1) Nel corso di quest'anno abbiamo conquistato, nella battaglia contro lo sterminio, successi parziali non trascurabili; la riuscita denuncia non solo dei meccanismi di distorsione ma di una impostazione truffaldina ed assassina della politica di cooperazione; la realizzazione di momenti di informazione di massa sulla battaglia in corso che non potranno facilmente essere cancellati dalla memoria della gente; lo sviluppo ed il consolidamento dei rapporti con certe parti delle classi dirigenti di paesi del Terzo mondo di fronte alle quali siamo sempre più, con la nostra impostazione, interlocutori credibili e centrali. Se dubbi è legittimo che a tutti, me incluso, vengano sul merito dei "tre milioni di vivi", certo la politica della vita non può più non essere il nostro ambito fondamentale di iniziativa.

L'ormai avviata, e che credo presto suggellata, fine del movimento pacifista non ci libera semplicemente di un equivoco, ma ci chiama più di sempre alla costruzione, giorno dopo giorno, di nuovi tasselli di questa politica, con tutte le armi di volta in volta adattabili, senza cadere nell'irrisolvibile contraddizione fra il vagheggiamento della cosiddetta "estrema arma nonviolenta" e la paralisi politica contingente.

2) Dobbiamo sperimentare, in quest'anno, nuovi interventi rispetto al fronte istituzionale.

La denuncia del sistema partitocratico, se crediamo al tenore delle cose che abbiamo affermato, non può essere né incidentale, né spezzettata, ma deve costituire un vero e proprio piano d'attacco al regime, organico e organizzato.

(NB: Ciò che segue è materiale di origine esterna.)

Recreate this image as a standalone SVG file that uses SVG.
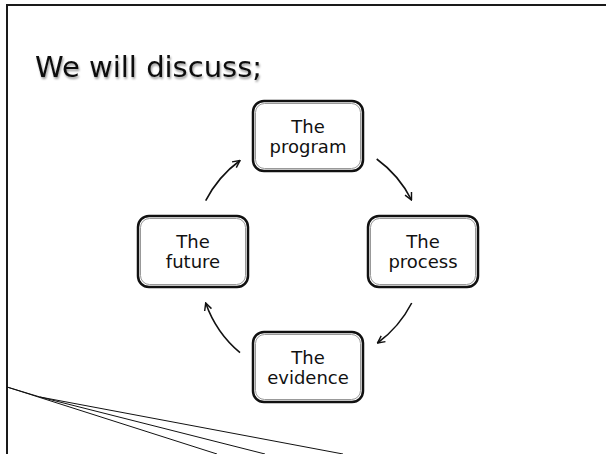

A partire dal Parlamento: bisogna davvero che il "codice di comportamento" non si muti in un non-comportamento, e per fare questo bisogna investire energie, persone, lavoro sul palazzo.

Ritengo che si debba confermare e marcare di volta in volta il non-voto, alla Camera ed al Senato, ma che invece debbano essere utilizzati a fondo tutti gli strumenti di attività ispettiva, di parola, di presenza e anche di proposizione legislativa e di emendamento, salvo lasciare a quei partiti che hanno svuotato le Camere della loro funzione la responsabilità di formalizzare decisioni in virtù di un mandato che abbiamo giudicato viziato fin dal momento della sua formazione. Sull'altro aspetto delle elezioni amministrative, all'insegna del "via i partiti dagli enti locali" ci aspetta una battaglia non certo "ordinaria", per rendere non solo possibile la presentazione, ma credibile la proposta politica delle liste verdi.

Credo che questi due binari possano costituire la guida della lotta antipartitocratica e per l'affermazione di una "politica dei cittadini", che forse difficilmente potremmo ridefinire con lo strumento referendario.

In questo quadro, invece, forse si potrebbe anche inserire uno o due referendum verdi, in una campagna politica di lancio delle liste verdi, che metta al riparo anche da quei provincialismi da cultura minoritaria o da quelle vocazioni alla sconfitta che possiamo prevedere emergano almeno in alcuni casi.

3) In questo partito avverto il bisogno dello scritto e non voglio dilungarmi a spiegarne i perché. Tanto, in fondo, lo sentono tutti ed il problema invece è il farlo.

Non credo che la strada sua quella di passare al vaglio quanto la radio abbia modificato la nostra convivenza politica e capire se sia meglio ascoltare o leggere, parlare o scrivere. Credo che ambedue le cose siano necessarie, fermo restando che la prima, bene o magari male, la si fa, mentre la seconda no. Spero che usciremo da questo congresso con la determinazione, con progetti magari non faraonici ma precisi e puntuali, a realizzare quanto meno un giornale che abbia periodicità vera e continuità redazionale senza apparire ogni numero come una cosa a sé, una specie di volantino di sedici pagine.

Anche questo significa ovviamente, persone e denaro: ma forse po' produrne dell'uno e dell'altro, più di quanto ce ne richieda inizialmente.